One of the most important things a writer can develop is a healthy skepticism about their own assumptions and worldview. We’re all living in bubbles, in a sense, and people naturally assume their successes are the result of their own virtues—that luck, privilege, and circumstance have nothing or very little to do with it. Realizing where your own assumptions come from doesn’t mean you change your mind about everything, but it does mean you can analyze yourself—which means you’ll be better able to analyze your characters.
Oddly, this sort of awareness and analysis can be paralyzing when it comes to writing characters in your fiction, because the more you realize how much of your worldview is the product of upbringing, environment, and experiences, the more you realize how little you understand your fellow human beings. In other words, the more you understand yourself, the less you understand other people.
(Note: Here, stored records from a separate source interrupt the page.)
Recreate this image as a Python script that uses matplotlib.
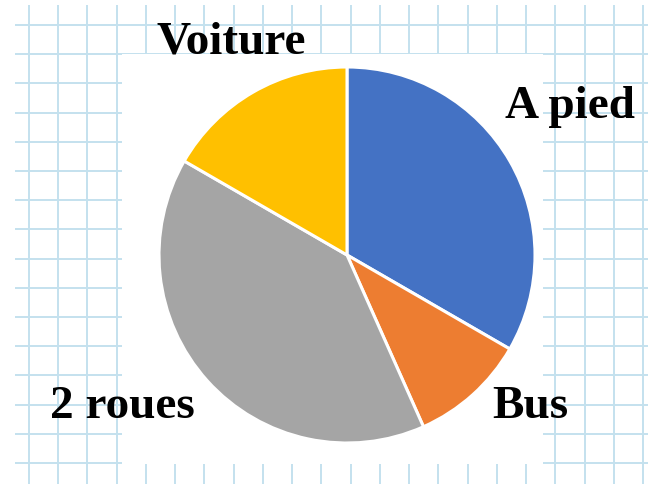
import matplotlib.pyplot as plt
import numpy as np
from matplotlib.patches import Rectangle

labels = ['A pied', 'Bus', '2 roues', 'Voiture']
values = [10, 3, 12, 5]
colors = ['#4472C4', '#ED7D31', '#A5A5A5', '#FFC000']

# label anchor positions (pixels, baseline centre)
label_x = [570, 530, 122, 231]
label_y = [118, 418, 418, 53]

W, H = 648, 484
fig = plt.figure(figsize=(W / 100, H / 100), dpi=100)

# fond papier quadrillé
bg = fig.add_axes([0, 0, 1, 1])
bg.set_xlim(0, W)
bg.set_ylim(H, 0)
bg.axis('off')
grid_col = '#C4E1EE'
xs = 29 + 29.24 * np.arange(22)
ys = 25 + 29.2 * np.arange(16)
bg.vlines(xs, 5, H, color=grid_col, lw=1.4, zorder=1)
bg.hlines(ys, 15, W, color=grid_col, lw=1.4, zorder=1)
bg.add_patch(Rectangle((122, 54), 543 - 122, 464 - 54, facecolor='white',
                       edgecolor='none', zorder=2))

for lab, x, y in zip(labels, label_x, label_y):
    bg.text(x, y, lab, ha='center', va='baseline', fontsize=34,
            fontweight='bold', family='Liberation Serif', zorder=5)

# camembert
cx, cy, r = 347, 255, 188
ax = fig.add_axes([(cx - r) / W, (H - cy - r) / H, 2 * r / W, 2 * r / H])
ax.pie(values, colors=colors, startangle=90, counterclock=False,
       wedgeprops=dict(edgecolor='white', linewidth=2.2))
ax.set_xlim(-1, 1)
ax.set_ylim(-1, 1)
ax.axis('off')

fig.savefig('out.png', dpi=100)
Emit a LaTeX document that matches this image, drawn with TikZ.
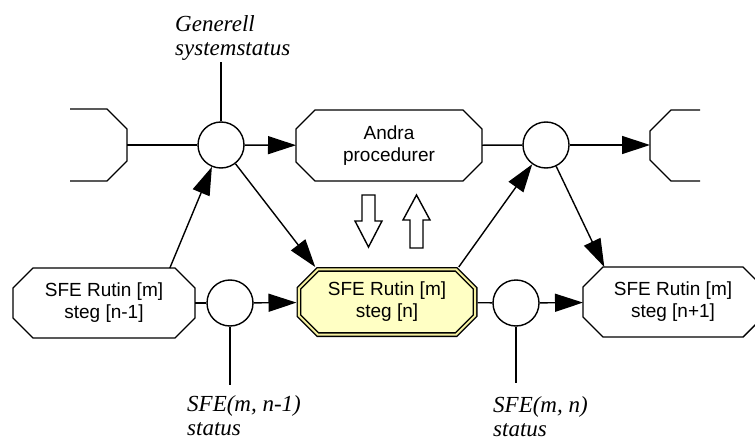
\documentclass[tikz,border=0pt]{standalone}
\usepackage{fontspec}
\setmainfont{Liberation Serif}
\setsansfont{Liberation Sans}
\usetikzlibrary{arrows.meta,calc,backgrounds}
\definecolor{boxyellow}{RGB}{255,255,196}
\definecolor{rimyellow}{RGB}{245,240,160}
\tikzset{
  ln/.style={line width=1.4pt, draw=black},
  arr/.style={ln, -{Triangle[length=28pt,width=18pt]}},
  octbox/.style={rectangle, inner sep=0pt, outer sep=0pt,
    minimum width=182pt, minimum height=70pt, align=center,
    font=\sffamily\fontsize{19}{22}\selectfont},
  junct/.style={circle, draw, line width=1.4pt, minimum size=46pt, inner sep=0pt, fill=white},
  lbl/.style={font=\itshape\fontsize{23}{24}\selectfont, align=left, inner sep=0pt, anchor=north west},
  blockarrow/.style={line width=1.4pt, draw=black, fill=white, line join=miter}
}
% octagon drawn round a named rectangle node: #1 options, #2 node, #3 inset, #4 chamfer
\newcommand{\drawoctagon}[4][]{%
  \draw[ln,#1] ($(#2.north west)+(#3+#4,#3)$) -- ($(#2.north east)+(-#3-#4,#3)$)
    -- ($(#2.north east)+(-#3,#3+#4)$) -- ($(#2.south east)+(-#3,-#3-#4)$)
    -- ($(#2.south east)+(-#3-#4,-#3)$) -- ($(#2.south west)+(#3+#4,-#3)$)
    -- ($(#2.south west)+(#3,-#3-#4)$) -- ($(#2.north west)+(#3,#3+#4)$) -- cycle;}
\begin{document}
\begin{tikzpicture}[x=1pt,y=-1pt]
\useasboundingbox (0,0) rectangle (755,441);

% partial octagons at the edges
\draw[ln] (70,109) -- (107,109) -- (127,129) -- (127,161) -- (107,181) -- (70,181);
\draw[ln] (700,110) -- (671,110) -- (650,131) -- (650,160) -- (671,181) -- (700,181);
\coordinate (lp) at (127,145);
\coordinate (rp) at (650,145);

% nodes
\node[octbox, minimum width=186pt, minimum height=71pt] (ap) at (389,145.5) {Andra\\procedurer};
\node[junct] (c1) at (221,145) {};
\node[junct] (c2) at (546,145) {};
\node[junct] (c3) at (230,303) {};
\node[junct] (c4) at (516,303) {};
\node[octbox] (nm1) at (104,303) {SFE Rutin [m]\\steg [n-1]};
\node[octbox, minimum width=181pt] (sc) at (387,302) {SFE Rutin [m]\\steg [n]};
\node[octbox, minimum width=180pt] (rb) at (673,302) {SFE Rutin [m]\\steg [n+1]};

\drawoctagon{ap}{0}{19}
\drawoctagon{nm1}{0}{20}
\drawoctagon{rb}{0}{20}
\begin{pgfonlayer}{background}
\drawoctagon[fill=boxyellow, double=rimyellow, double distance=2pt]{sc}{2.4}{19}
\end{pgfonlayer}

% labels
\node[lbl] (gl) at (175,15) {Generell\\systemstatus};
\node[lbl] (l3) at (187,395) {SFE(m, n-1)\\status};
\node[lbl] (l4) at (493,396) {SFE(m, n)\\status};
\coordinate (g) at (221,62);
\coordinate (s3) at (230,385);
\coordinate (s4) at (516,383);

% connectors
\draw[ln] (lp) -- (c1);
\draw[arr] (c1) -- (ap);
\draw[ln] (ap) -- (c2);
\draw[arr] (c2) -- (rp);
\draw[arr] (nm1.28) -- (c1);
\draw[arr] (c1) -- (sc.154);
\draw[arr] (sc.26) -- (c2);
\draw[arr] (c2) -- (rb.153);
\draw[ln] (nm1) -- (c3);
\draw[arr] (c3) -- (sc);
\draw[ln] (sc) -- (c4);
\draw[arr] (c4) -- (rb);
\draw[ln] (c1) -- (g);
\draw[ln] (c3) -- (s3);
\draw[ln] (c4) -- (s4);

% block arrows
\draw[blockarrow] (362,195) -- (375,195) -- (375,221) -- (382,221) -- (368.5,247) -- (355,221) -- (362,221) -- cycle;
\draw[blockarrow] (416.5,195) -- (430,220) -- (423,220) -- (423,248) -- (410,248) -- (410,220) -- (403,220) -- cycle;
\end{tikzpicture}
\end{document}
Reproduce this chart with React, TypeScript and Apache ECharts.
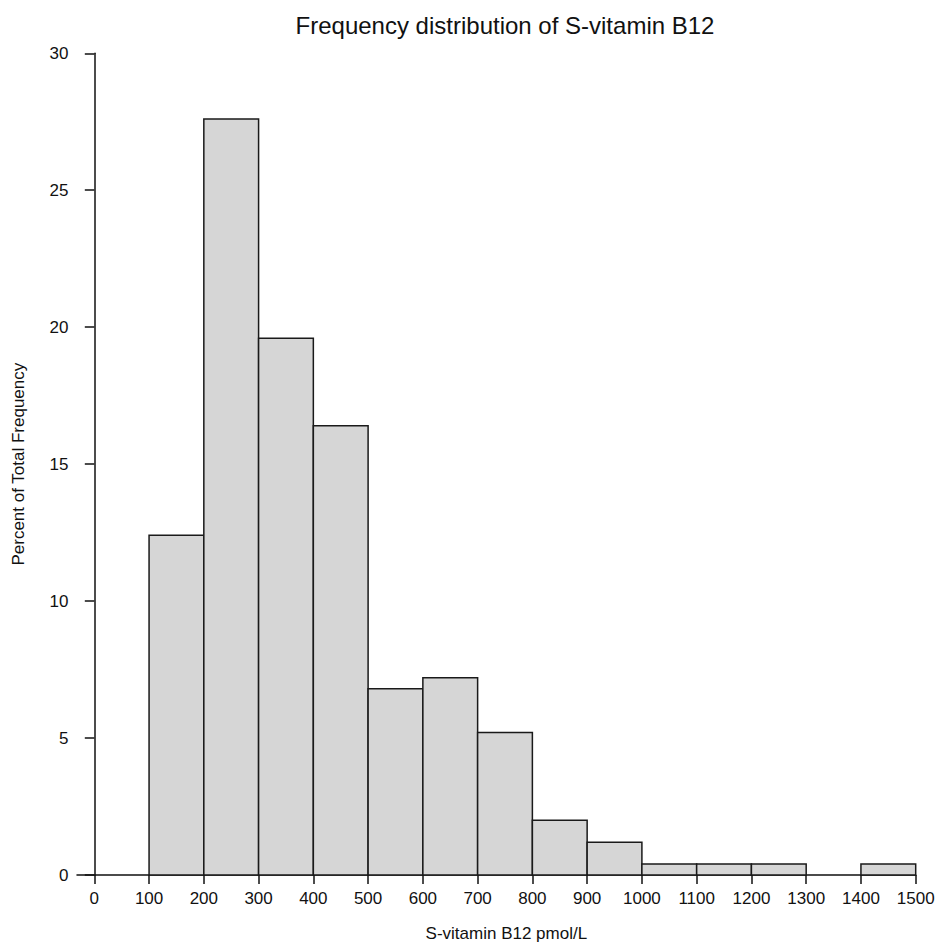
import React, { useEffect, useRef } from "react";
import * as echarts from "echarts";

const binStarts = [100, 200, 300, 400, 500, 600, 700, 800, 900, 1000, 1100, 1200, 1300, 1400];
const binEnds = [200, 300, 400, 500, 600, 700, 800, 900, 1000, 1100, 1200, 1300, 1400, 1500];
const percents = [12.4, 27.6, 19.6, 16.4, 6.8, 7.2, 5.2, 2.0, 1.2, 0.4, 0.4, 0.4, 0, 0.4];
const xTickValues = [0, 100, 200, 300, 400, 500, 600, 700, 800, 900, 1000, 1100, 1200, 1300, 1400, 1500];

const FONT = 'Arial, "Liberation Sans", Helvetica, sans-serif';
const INK = "#111111";

export default function App() {
  const ref = useRef<HTMLDivElement>(null);
  useEffect(() => {
    if (!ref.current) return;
    const chart = echarts.init(ref.current, undefined, { renderer: "svg" });
    const data = binStarts.map((s, i) => [s, binEnds[i], percents[i]]);
    chart.setOption({
      animation: false,
      backgroundColor: "#ffffff",
      title: {
        text: "Frequency distribution of S-vitamin B12",
        left: 500,
        textAlign: "center",
        top: 8,
        textStyle: { fontFamily: FONT, fontSize: 24, fontWeight: "normal", color: INK },
      },
      grid: {
        left: 77,
        right: 19.3,
        top: 53.3,
        bottom: 71,
        containLabel: false,
        outerBoundsMode: "none",
      },
      xAxis: {
        type: "value",
        min: -31.6,
        max: 1500,
        name: "S-vitamin B12 pmol/L",
        nameLocation: "middle",
        nameGap: 50,
        nameTextStyle: { fontFamily: FONT, fontSize: 17, color: INK, padding: [0, 0, 0, 20] },
        axisLine: { show: true, lineStyle: { color: INK, width: 1.5 } },
        axisTick: { show: true, length: 9, customValues: xTickValues, lineStyle: { color: INK, width: 1.5 } },
        axisLabel: {
          customValues: xTickValues,
          margin: 15,
          fontFamily: FONT,
          fontSize: 17,
          color: INK,
          formatter: (v: number) => String(v),
        },
        splitLine: { show: false },
      },
      yAxis: {
        type: "value",
        min: 0,
        max: 30,
        interval: 5,
        offset: -9.5,
        name: "Percent of Total Frequency",
        nameLocation: "middle",
        nameGap: 60,
        nameTextStyle: { fontFamily: FONT, fontSize: 17, color: INK },
        axisLine: { show: true, lineStyle: { color: INK, width: 1.5 } },
        axisTick: { show: true, length: 9.5, lineStyle: { color: INK, width: 1.5 } },
        axisLabel: { margin: 18, fontFamily: FONT, fontSize: 17, color: INK, formatter: (v: number) => String(v) },
        splitLine: { show: false },
      },
      series: [
        {
          type: "custom",
          data,
          encode: { x: [0, 1], y: 2 },
          renderItem: (params: any, api: any) => {
            const lo = api.value(0);
            const hi = api.value(1);
            const v = api.value(2);
            if (!v) return null;
            const p0 = api.coord([lo, 0]);
            const p1 = api.coord([hi, v]);
            return {
              type: "rect",
              shape: { x: p0[0], y: p1[1], width: p1[0] - p0[0], height: p0[1] - p1[1] },
              style: { fill: "#d6d6d6", stroke: "#1a1a1a", lineWidth: 1.5 },
            };
          },
        },
      ],
    });
    return () => chart.dispose();
  }, []);
  return (
    <div
      ref={ref}
      style={{ position: "fixed", left: 0, top: 0, width: 935, height: 946, background: "#fff" }}
    />
  );
}
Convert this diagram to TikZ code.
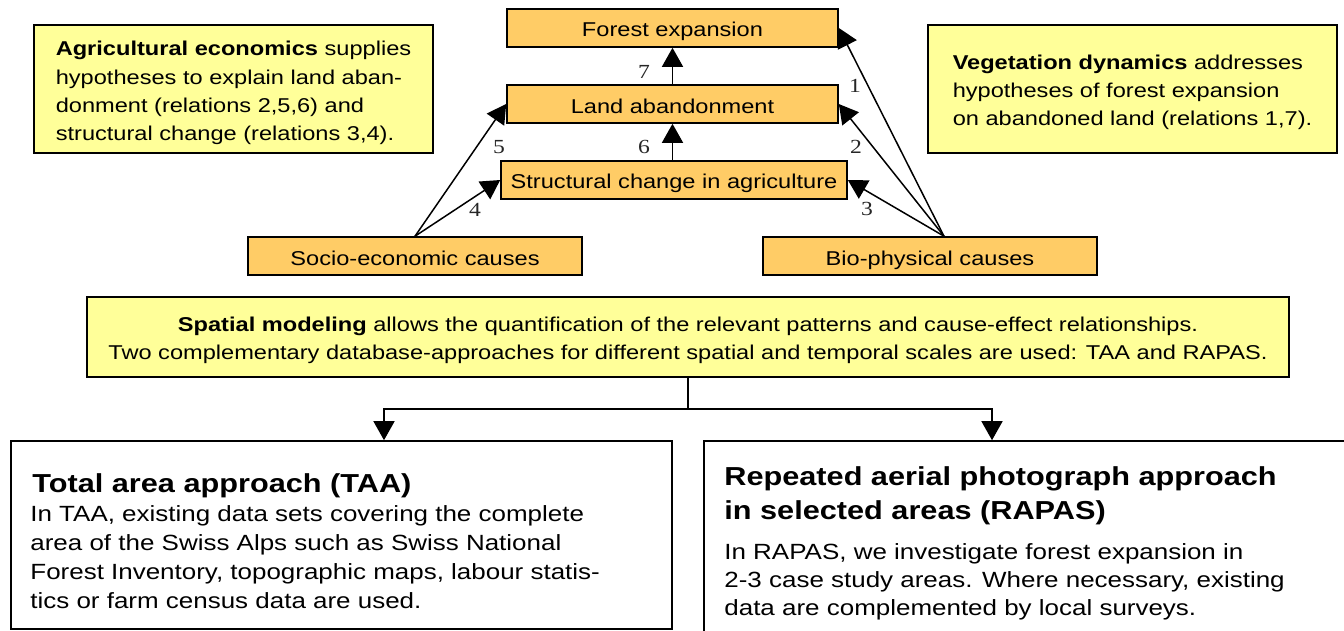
\documentclass[tikz,border=0pt]{standalone}
\usepackage{fontspec}
\setmainfont{Liberation Sans}[FakeStretch=1.18]
\newfontfamily\numfont{Liberation Serif}[FakeStretch=1.18]
\usetikzlibrary{arrows.meta,calc}
\definecolor{boxorange}{HTML}{FFCC66}
\definecolor{boxyellow}{HTML}{FFFF99}
\begin{document}
\begin{tikzpicture}[x=0.5pt,y=-0.5pt,
  obox/.style={draw=black,line width=0.8pt,fill=boxorange,minimum height=19pt,inner sep=0pt,text height=9.7pt,text depth=0.7pt,font=\fontsize{10pt}{12pt}\selectfont},
  ybox/.style={draw=black,line width=0.8pt,fill=boxyellow,inner sep=0pt},
  wbox/.style={draw=black,line width=0.8pt,fill=white,inner sep=0pt},
  arr/.style={line width=0.75pt,-{Triangle[length=9.5pt,width=10.5pt]}},
  conn/.style={line width=0.75pt},
  num/.style={font=\numfont\fontsize{10pt}{12pt}\selectfont,text=black!85,inner sep=0pt},
  ttl/.style={anchor=north west,inner sep=0pt,align=left,font=\bfseries\fontsize{13pt}{17pt}\selectfont},
  bdy/.style={anchor=north west,inner sep=0pt,align=left}
]
\useasboundingbox (0,0) rectangle (1344,631);
\begin{scope}
\clip (0,0) rectangle (1344,631);

% orange boxes
\node[obox,minimum width=165.5pt] (forest) at (672.5,28) {Forest expansion};
\node[obox,minimum width=165.5pt] (land) at (672.5,104) {Land abandonment};
\node[obox,minimum width=173pt] (struct) at (674,180) {Structural change in agriculture};
\node[obox,minimum width=167pt] (socio) at (415,256) {Socio-economic causes};
\node[obox,minimum width=167pt] (bio) at (930,256) {Bio-physical causes};

% yellow boxes
\node[ybox,minimum width=199.5pt,minimum height=64pt,align=left,font=\fontsize{10pt}{14.15pt}\selectfont] (agri) at (233.5,89)
  {\rule{0pt}{11.3pt}\textbf{Agricultural economics} supplies\\hypotheses to explain land aban-\\donment (relations 2,5,6) and\\structural change (relations 3,4).};
\node[ybox,minimum width=204.5pt,minimum height=64pt,align=left,font=\fontsize{10pt}{14pt}\selectfont] (veg) at (1132.5,89)
  {\rule{0pt}{10.3pt}\textbf{Vegetation dynamics} addresses\\hypotheses of forest expansion\\on abandoned land (relations 1,7).};
\node[ybox,minimum width=601pt,minimum height=40pt,align=center,font=\fontsize{10pt}{14pt}\selectfont] (spatial) at (688,337)
  {\rule{0pt}{10.3pt}\textbf{Spatial modeling} allows the quantification of the relevant patterns and cause-effect relationships.\\Two complementary database-approaches for different spatial and temporal scales are used: TAA and RAPAS.};

% bottom boxes
\node[wbox,minimum width=330.5pt,minimum height=94pt] (taa) at (341.5,535) {};
\node[wbox,minimum width=328pt,minimum height=104.5pt] (rapas) at (1032,545.5) {};

\node[ttl] (taatitle) at (32,468) {\strut Total area approach (TAA)};
\node[bdy,font=\fontsize{11pt}{14.5pt}\selectfont] (taabody) at (30,500.7)
  {\strut In TAA, existing data sets covering the complete\\area of the Swiss Alps such as Swiss National\\Forest Inventory, topographic maps, labour statis-\\tics or farm census data are used.};
\node[ttl] (rapastitle) at (724,461) {\strut Repeated aerial photograph approach\\in selected areas (RAPAS)};
\node[bdy,font=\fontsize{11pt}{14pt}\selectfont] (rapasbody) at (724,539.4)
  {\strut In RAPAS, we investigate forest expansion in\\2-3 case study areas. Where necessary, existing\\data are complemented by local surveys.};

% relations
\coordinate (bioapex) at ([xshift=7pt]bio.north);
\draw[arr] (land.north) -- (forest.south);
\draw[arr] (struct.north -| land.south) -- (land.south);
\draw[arr] (bioapex) -- (forest.east);
\draw[arr] (bioapex) -- (land.east);
\draw[arr] (bioapex) -- (struct.east);
\draw[arr] (socio.north) -- (land.west);
\draw[arr] (socio.north) -- (struct.west);

\node[num] (n7) at (644,72) {7};
\node[num] (n1) at (855,86) {1};
\node[num] (n5) at (499,147) {5};
\node[num] (n6) at (644,147) {6};
\node[num] (n2) at (856,147) {2};
\node[num] (n3) at (867,209) {3};
\node[num] (n4) at (475,210) {4};

% spatial connectors
\coordinate (jn) at (688,409);
\draw[conn] (spatial.south) -- (jn);
\draw[arr] (jn) -| ([xshift=21.25pt]taa.north);
\draw[arr] (jn) -| ([xshift=-20pt]rapas.north);
\end{scope}
\end{tikzpicture}
\end{document}
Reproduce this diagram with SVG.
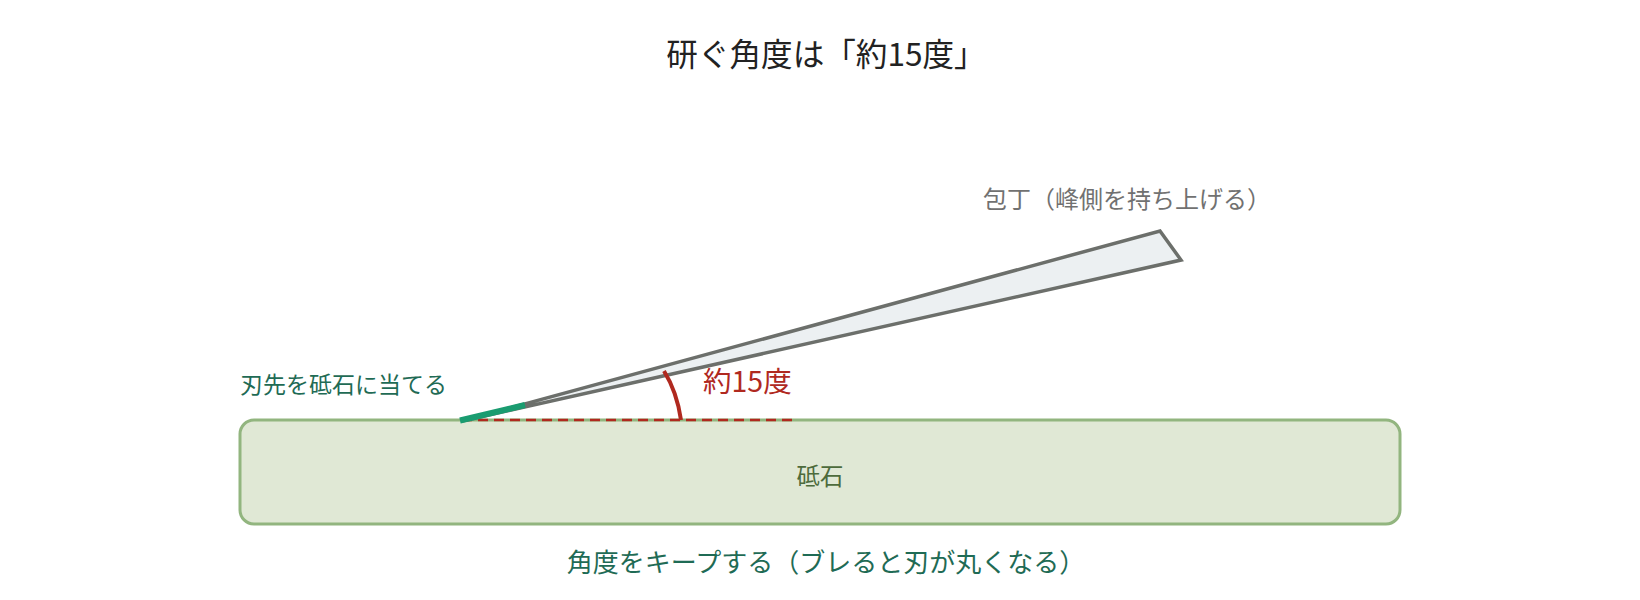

Now, this is healthy, because assuming everyone else thinks and experiences life exactly the way you do is what gives us the gift of our Drunk Uncles telling us that Donald Trump is our political savior. You should have a healthy sense of doubt and terror when writing about characters that are drawn from walks of life other than your own. But it’s a mistake to go too far and assume that just because someone is a different gender, race, or culture they’re so completely unknowable that you can’t write them. It’s a mistake for two reasons: One, you’re wrong about that, and two, it leads you to write characters who are just you in different clothes, which is kind of boring.
This isn’t to say that you can sit down and write about someone utterly different from yourself without doing some work to get it right. But people all over the world have similar concerns, so it’s a mistake to assume that, for example, women are alien creatures with incomprehensible motivations. All humans share some basics, and humans within a specific culture share even more basics. Writing the Other isn’t always easy, and there are plenty of ways to go wrong, but the easiest way to go wrong is to assume that people who don’t look like you or live where you live might as well come from Jupiter and eat like Brundlefly.
Back in my college days, of course, a surfeit of lite beer meant I did sometimes eat like Brundlefly. Let’s not discuss it, ever.